• Challenge: Shown below is a listing with pictures; reproduce exactly, and only, the lines between the ones containing "Convert this chart to Apache ECharts code." and "0.247], [0.409, 0.266]];", inclusive, leaving the pictures out.

[Stored dataset items]
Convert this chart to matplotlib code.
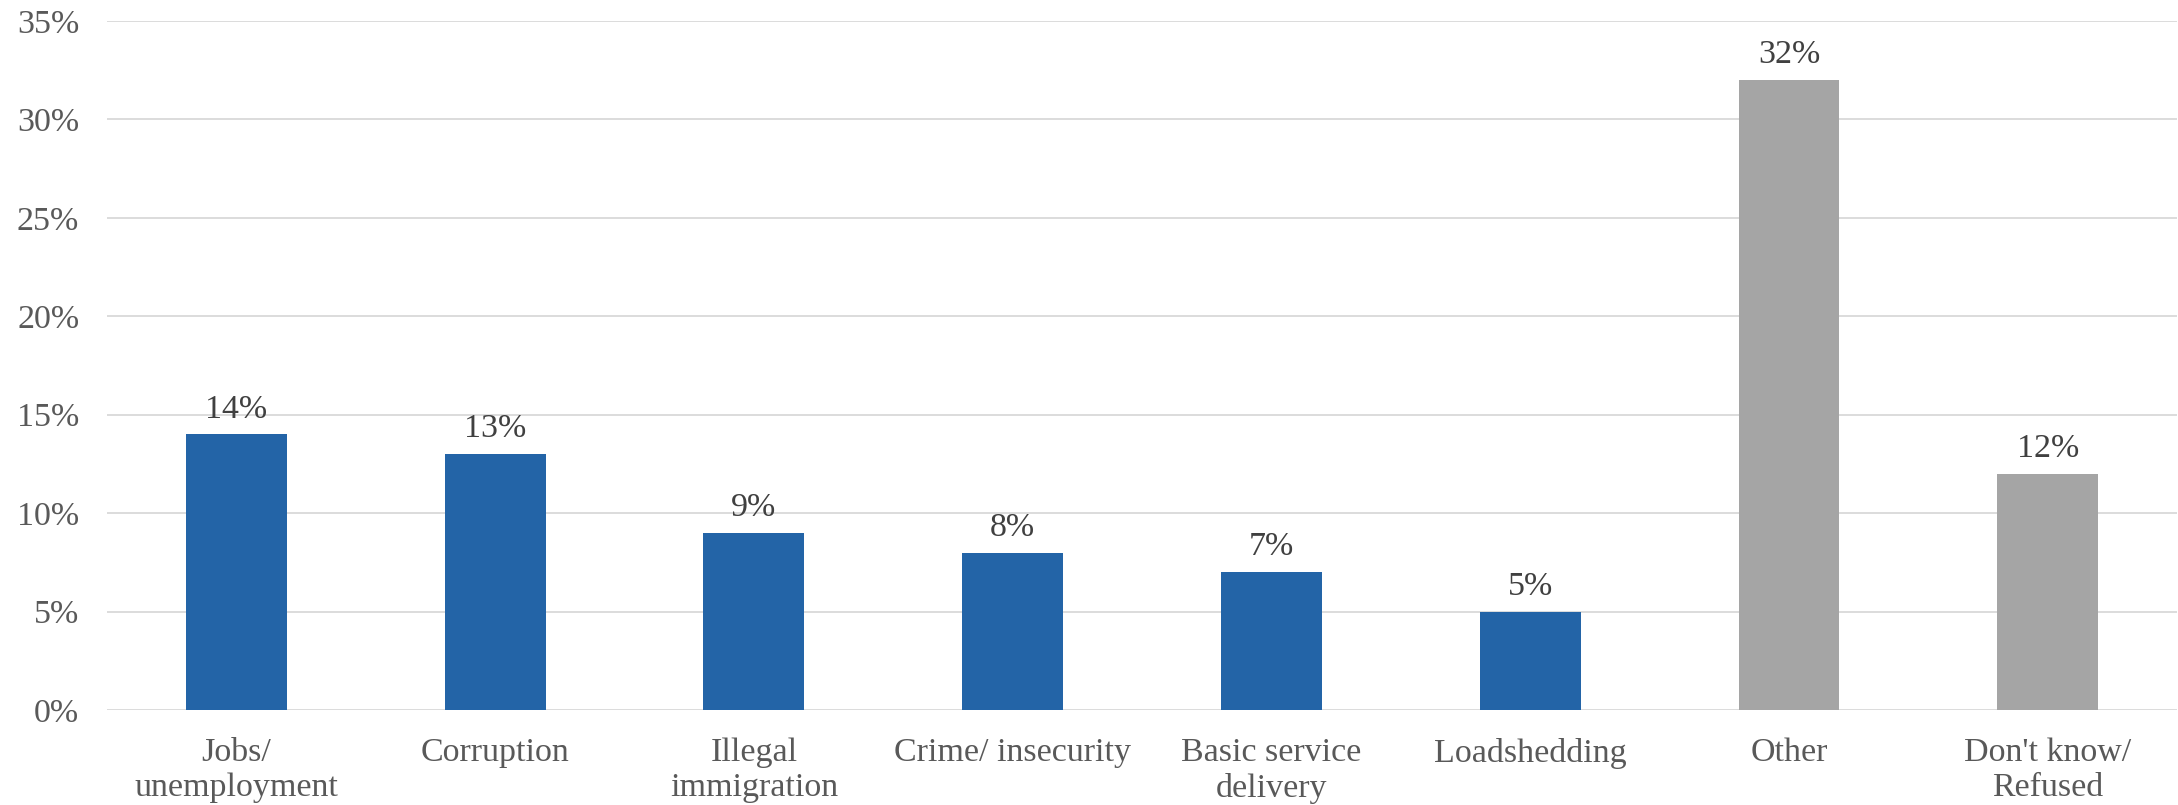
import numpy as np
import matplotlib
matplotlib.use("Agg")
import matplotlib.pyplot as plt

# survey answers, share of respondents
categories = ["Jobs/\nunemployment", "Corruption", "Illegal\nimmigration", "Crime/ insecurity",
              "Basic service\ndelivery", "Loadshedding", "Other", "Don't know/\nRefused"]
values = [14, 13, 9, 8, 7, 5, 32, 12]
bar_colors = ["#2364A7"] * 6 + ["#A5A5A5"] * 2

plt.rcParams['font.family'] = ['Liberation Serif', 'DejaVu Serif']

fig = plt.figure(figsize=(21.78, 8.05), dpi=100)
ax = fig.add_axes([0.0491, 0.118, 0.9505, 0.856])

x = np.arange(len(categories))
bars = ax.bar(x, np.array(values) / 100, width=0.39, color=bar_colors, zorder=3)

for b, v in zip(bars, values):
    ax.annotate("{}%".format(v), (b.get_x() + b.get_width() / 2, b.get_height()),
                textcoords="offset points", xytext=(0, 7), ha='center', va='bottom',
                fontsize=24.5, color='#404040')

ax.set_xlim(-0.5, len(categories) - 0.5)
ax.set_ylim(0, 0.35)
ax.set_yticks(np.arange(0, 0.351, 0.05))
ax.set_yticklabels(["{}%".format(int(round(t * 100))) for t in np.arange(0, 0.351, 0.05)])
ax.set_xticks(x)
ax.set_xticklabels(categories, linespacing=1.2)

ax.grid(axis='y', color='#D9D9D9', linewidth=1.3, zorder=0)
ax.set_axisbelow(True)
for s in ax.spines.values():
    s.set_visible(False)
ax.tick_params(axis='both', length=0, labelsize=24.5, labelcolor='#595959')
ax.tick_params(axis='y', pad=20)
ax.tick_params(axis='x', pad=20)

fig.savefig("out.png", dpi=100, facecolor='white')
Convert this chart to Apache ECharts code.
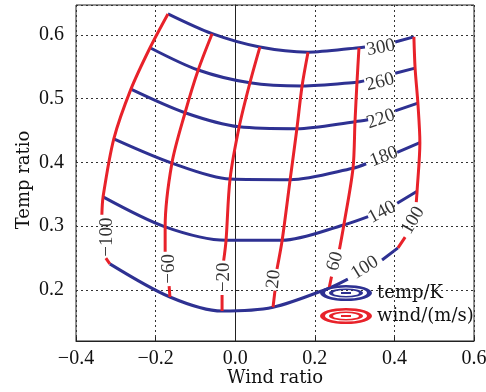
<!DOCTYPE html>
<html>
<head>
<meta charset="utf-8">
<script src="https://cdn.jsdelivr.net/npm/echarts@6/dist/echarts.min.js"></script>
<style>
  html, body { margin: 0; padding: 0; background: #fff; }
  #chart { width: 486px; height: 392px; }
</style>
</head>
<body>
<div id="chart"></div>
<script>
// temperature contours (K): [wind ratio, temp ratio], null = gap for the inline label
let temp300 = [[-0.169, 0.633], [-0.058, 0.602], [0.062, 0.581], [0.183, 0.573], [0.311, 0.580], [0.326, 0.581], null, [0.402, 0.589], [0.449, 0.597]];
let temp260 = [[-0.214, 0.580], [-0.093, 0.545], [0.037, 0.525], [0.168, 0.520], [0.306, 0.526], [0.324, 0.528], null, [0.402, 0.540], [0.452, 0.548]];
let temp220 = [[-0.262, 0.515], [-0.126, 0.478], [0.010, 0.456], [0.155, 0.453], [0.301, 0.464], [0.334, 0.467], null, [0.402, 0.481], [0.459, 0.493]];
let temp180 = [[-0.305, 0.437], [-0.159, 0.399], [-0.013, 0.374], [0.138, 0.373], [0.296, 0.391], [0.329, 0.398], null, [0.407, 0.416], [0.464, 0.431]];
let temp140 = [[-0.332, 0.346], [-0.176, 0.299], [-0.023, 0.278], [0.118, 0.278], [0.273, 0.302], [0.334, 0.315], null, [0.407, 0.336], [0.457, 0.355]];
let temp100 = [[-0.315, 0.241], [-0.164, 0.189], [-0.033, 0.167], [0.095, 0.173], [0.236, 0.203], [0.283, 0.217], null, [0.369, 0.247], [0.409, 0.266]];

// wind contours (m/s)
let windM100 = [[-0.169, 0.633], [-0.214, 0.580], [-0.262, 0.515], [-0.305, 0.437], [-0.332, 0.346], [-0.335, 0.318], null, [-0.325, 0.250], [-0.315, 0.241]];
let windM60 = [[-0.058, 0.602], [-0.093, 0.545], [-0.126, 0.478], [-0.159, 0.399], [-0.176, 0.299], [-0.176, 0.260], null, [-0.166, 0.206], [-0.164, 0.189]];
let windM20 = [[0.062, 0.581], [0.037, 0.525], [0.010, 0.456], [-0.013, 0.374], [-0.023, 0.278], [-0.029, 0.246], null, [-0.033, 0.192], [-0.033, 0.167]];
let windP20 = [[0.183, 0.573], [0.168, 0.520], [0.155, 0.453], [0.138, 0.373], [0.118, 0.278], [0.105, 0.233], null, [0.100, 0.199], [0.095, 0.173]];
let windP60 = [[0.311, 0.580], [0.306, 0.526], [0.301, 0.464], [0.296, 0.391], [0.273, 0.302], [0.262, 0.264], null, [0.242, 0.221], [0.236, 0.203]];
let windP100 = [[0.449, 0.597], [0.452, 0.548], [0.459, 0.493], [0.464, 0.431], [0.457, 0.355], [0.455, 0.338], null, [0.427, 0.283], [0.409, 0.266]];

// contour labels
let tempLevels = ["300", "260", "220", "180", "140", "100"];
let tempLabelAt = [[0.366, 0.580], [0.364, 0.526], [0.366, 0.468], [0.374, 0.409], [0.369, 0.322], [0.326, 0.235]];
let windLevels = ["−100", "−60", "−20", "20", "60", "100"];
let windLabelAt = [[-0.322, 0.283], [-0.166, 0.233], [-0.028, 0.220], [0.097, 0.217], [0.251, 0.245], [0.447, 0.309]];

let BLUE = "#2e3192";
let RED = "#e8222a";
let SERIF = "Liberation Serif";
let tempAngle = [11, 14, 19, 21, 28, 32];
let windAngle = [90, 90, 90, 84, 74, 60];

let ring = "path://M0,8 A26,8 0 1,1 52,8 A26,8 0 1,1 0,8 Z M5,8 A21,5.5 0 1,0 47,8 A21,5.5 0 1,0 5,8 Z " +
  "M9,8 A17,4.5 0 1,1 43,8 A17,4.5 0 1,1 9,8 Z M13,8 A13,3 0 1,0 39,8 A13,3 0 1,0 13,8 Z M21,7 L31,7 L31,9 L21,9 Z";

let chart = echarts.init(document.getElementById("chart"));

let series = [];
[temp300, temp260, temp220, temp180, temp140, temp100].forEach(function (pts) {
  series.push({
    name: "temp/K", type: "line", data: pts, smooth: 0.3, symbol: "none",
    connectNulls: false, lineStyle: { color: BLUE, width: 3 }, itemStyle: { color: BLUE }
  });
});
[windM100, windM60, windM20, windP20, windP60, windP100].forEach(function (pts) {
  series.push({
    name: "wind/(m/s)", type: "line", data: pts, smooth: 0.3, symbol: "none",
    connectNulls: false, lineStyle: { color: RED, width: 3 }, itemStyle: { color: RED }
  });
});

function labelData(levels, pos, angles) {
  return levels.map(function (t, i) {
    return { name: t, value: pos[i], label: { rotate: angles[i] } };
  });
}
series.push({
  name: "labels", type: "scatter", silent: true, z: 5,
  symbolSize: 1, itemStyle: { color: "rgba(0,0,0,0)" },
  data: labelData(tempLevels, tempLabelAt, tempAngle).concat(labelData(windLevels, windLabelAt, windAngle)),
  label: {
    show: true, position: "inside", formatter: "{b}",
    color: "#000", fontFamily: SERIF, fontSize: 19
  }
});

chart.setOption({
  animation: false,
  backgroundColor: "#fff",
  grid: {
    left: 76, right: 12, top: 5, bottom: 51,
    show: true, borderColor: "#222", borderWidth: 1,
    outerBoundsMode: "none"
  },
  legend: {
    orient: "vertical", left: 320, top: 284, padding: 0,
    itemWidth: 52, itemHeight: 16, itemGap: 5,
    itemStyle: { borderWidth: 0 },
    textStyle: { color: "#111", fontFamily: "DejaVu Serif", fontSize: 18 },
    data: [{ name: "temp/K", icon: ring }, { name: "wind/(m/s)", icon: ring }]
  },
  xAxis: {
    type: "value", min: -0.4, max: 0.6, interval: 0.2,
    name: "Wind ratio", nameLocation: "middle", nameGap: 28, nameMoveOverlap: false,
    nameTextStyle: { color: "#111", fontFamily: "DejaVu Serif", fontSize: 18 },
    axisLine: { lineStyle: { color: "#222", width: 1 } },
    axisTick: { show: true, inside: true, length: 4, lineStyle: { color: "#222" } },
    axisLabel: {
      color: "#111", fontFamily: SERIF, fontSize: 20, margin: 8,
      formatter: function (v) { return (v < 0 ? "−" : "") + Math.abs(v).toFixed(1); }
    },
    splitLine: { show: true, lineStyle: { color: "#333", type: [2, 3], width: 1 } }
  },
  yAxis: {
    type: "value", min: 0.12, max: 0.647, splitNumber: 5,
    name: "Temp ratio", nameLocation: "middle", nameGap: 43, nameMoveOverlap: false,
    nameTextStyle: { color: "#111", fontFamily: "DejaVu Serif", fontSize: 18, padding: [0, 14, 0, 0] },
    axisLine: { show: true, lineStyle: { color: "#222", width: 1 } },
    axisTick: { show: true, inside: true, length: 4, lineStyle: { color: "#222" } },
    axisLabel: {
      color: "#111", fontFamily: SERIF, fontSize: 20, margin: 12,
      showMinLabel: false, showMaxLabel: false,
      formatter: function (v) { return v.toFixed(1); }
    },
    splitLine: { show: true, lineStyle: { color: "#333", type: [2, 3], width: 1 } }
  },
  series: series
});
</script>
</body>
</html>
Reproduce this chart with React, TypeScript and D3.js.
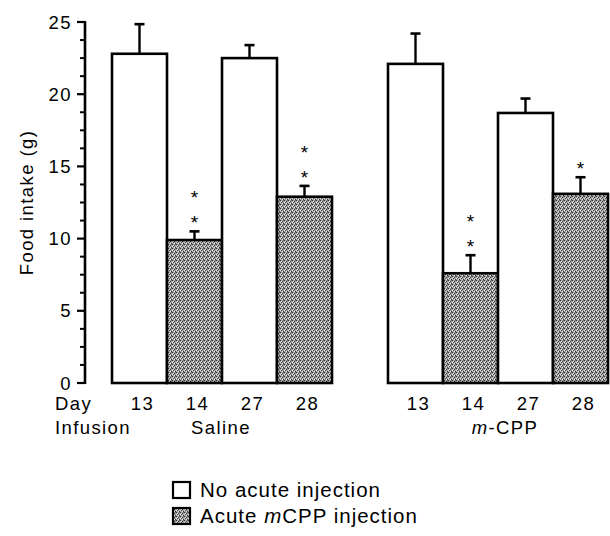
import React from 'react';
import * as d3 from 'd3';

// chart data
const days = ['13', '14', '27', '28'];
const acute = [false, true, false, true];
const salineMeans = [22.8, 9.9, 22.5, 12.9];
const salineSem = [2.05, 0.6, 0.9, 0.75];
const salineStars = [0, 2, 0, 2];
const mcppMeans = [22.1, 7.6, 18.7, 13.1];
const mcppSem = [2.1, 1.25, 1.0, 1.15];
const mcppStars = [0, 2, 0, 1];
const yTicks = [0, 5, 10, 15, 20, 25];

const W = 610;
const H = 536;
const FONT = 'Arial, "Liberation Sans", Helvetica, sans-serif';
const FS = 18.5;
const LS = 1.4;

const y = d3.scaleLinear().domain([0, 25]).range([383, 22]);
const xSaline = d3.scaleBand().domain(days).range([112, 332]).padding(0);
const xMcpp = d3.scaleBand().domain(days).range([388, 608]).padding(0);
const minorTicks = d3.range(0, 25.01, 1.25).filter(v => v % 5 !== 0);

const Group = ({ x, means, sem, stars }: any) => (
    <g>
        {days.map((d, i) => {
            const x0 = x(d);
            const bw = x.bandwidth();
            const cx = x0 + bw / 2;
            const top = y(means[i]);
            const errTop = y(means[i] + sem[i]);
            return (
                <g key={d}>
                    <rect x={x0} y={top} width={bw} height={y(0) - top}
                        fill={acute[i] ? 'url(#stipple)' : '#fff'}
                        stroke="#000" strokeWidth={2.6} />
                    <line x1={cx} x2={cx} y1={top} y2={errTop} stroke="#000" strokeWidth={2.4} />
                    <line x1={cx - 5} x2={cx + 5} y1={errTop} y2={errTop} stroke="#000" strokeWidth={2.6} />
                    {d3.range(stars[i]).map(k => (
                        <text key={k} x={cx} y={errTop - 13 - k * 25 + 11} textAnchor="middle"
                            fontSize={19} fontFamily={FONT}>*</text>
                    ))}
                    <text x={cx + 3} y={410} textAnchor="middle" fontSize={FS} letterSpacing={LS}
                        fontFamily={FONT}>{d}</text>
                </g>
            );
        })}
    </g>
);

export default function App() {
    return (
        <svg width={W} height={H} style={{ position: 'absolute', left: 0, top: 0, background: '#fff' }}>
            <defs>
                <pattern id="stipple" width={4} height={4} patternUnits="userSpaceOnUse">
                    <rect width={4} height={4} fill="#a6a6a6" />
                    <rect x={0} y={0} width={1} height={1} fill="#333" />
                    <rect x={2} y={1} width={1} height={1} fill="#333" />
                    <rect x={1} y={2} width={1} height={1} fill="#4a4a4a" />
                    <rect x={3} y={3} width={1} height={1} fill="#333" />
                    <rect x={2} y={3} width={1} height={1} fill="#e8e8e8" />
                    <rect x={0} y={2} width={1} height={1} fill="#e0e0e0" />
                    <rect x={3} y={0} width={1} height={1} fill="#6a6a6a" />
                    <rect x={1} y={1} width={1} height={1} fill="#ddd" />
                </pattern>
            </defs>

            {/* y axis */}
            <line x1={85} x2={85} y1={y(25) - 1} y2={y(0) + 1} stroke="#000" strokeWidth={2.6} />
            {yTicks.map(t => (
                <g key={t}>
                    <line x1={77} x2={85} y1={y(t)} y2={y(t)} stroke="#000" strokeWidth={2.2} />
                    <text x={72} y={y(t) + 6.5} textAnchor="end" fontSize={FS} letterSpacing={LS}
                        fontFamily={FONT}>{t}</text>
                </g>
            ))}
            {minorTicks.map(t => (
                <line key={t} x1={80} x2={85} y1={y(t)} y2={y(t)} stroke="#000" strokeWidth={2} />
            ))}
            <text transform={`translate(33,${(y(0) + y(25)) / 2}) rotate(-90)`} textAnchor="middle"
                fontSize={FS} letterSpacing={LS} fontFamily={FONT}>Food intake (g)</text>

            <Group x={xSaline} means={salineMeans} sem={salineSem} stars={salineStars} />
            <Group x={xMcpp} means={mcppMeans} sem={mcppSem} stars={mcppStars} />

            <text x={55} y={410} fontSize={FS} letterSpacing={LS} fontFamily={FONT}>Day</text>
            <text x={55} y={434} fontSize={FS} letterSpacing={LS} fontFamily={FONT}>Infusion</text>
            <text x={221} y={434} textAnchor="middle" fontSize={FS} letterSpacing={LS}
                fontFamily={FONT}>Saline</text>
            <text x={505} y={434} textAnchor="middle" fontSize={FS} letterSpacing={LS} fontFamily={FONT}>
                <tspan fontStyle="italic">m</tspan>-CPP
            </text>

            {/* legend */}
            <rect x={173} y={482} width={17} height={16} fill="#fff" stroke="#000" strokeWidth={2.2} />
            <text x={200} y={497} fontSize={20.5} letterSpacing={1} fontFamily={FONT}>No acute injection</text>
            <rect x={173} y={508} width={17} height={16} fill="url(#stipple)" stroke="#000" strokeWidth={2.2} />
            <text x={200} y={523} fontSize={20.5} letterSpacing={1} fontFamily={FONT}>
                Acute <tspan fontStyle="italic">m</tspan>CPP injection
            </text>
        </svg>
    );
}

• Response below:
Convert this chart to Apache ECharts code.
<!DOCTYPE html>
<html>
<head>
<meta charset="utf-8">
<script src="https://cdn.jsdelivr.net/npm/echarts@6/dist/echarts.min.js"></script>
<style>
  html, body { margin: 0; padding: 0; background: #fff; }
  #chart { width: 486px; height: 392px; }
</style>
</head>
<body>
<div id="chart"></div>
<script>
// temperature contours (K): [wind ratio, temp ratio], null = gap for the inline label
let temp300 = [[-0.169, 0.633], [-0.058, 0.602], [0.062, 0.581], [0.183, 0.573], [0.311, 0.580], [0.326, 0.581], null, [0.402, 0.589], [0.449, 0.597]];
let temp260 = [[-0.214, 0.580], [-0.093, 0.545], [0.037, 0.525], [0.168, 0.520], [0.306, 0.526], [0.324, 0.528], null, [0.402, 0.540], [0.452, 0.548]];
let temp220 = [[-0.262, 0.515], [-0.126, 0.478], [0.010, 0.456], [0.155, 0.453], [0.301, 0.464], [0.334, 0.467], null, [0.402, 0.481], [0.459, 0.493]];
let temp180 = [[-0.305, 0.437], [-0.159, 0.399], [-0.013, 0.374], [0.138, 0.373], [0.296, 0.391], [0.329, 0.398], null, [0.407, 0.416], [0.464, 0.431]];
let temp140 = [[-0.332, 0.346], [-0.176, 0.299], [-0.023, 0.278], [0.118, 0.278], [0.273, 0.302], [0.334, 0.315], null, [0.407, 0.336], [0.457, 0.355]];
let temp100 = [[-0.315, 0.241], [-0.164, 0.189], [-0.033, 0.167], [0.095, 0.173], [0.236, 0.203], [0.283, 0.217], null, [0.369, 0.247], [0.409, 0.266]];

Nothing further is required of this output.